A 2,400 page will was doomed to have mistakes in it. How many Congressman actually read the entire thing? The fired-up constituents who invaded townhall meetings across the country sure did, and they did not like what they read.
The law defines a health insurance exchange as a "governmental agency or nonprofit entity that is established by a state" in one section of the law, and then says later that individuals who participate in exchanges under that definition are eligible for subsidies. Because the law only says a "state" and not "a state or the federal government," Cannon and Adler argue that the federal government cannot legally dole out subsidies or tax breaks to people who buy insurance from federal exchanges.
Only fourteen states are anywhere near setting up these "exchanges". Louisiana has pledged not to participate, so has Texas. Now they have a winning argument bolstering their states-rights independence.
All of the gobbledygook that got this bill passed is now coming back to haunt the liberal political establishment that foisted this mess on the American people in the first place.
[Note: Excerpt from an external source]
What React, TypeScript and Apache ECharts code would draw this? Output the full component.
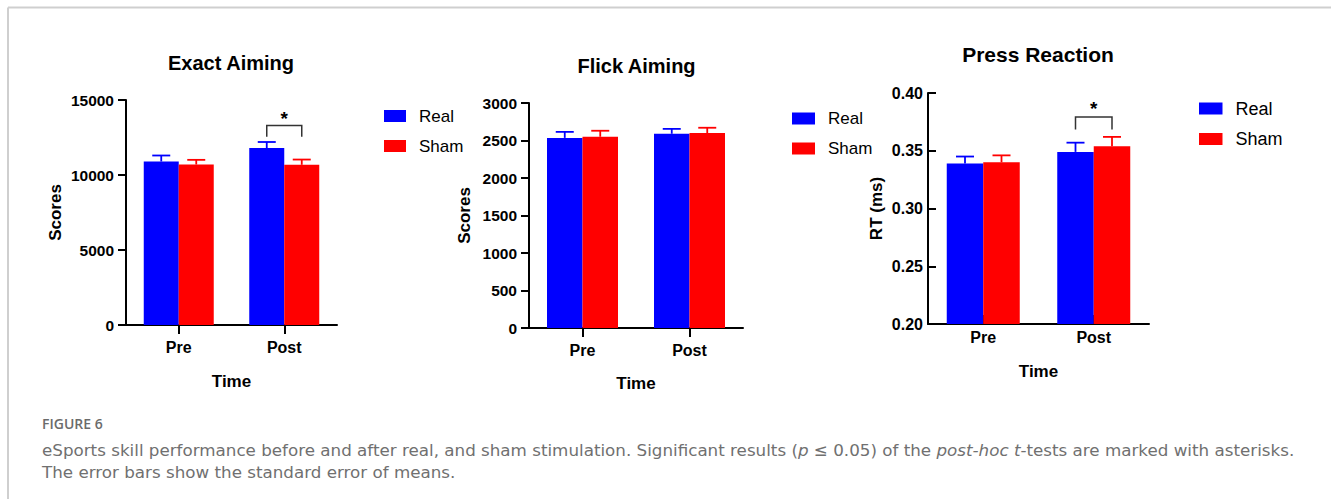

Obama has already back-pedalled from one key portion of the bill. Other commentaries have suggested that the bill unintentionally offers an insurance subsidy to middle class voters.
Then the most pressing question surfaces: where will the federal government get the money to fund the overwhelming increase in government insurance clients? The final downfall for all collectivized programs will rear its ugly head: central planners, for all their brilliance, simply cannot predict the individual and disparate needs of the population at any given time. A price system which emerges out of the spontaneous order of individual trade and transaction provides a better system for access and quality.
ObamaCare will be repealed, and its own red tape is strangling the law into submission.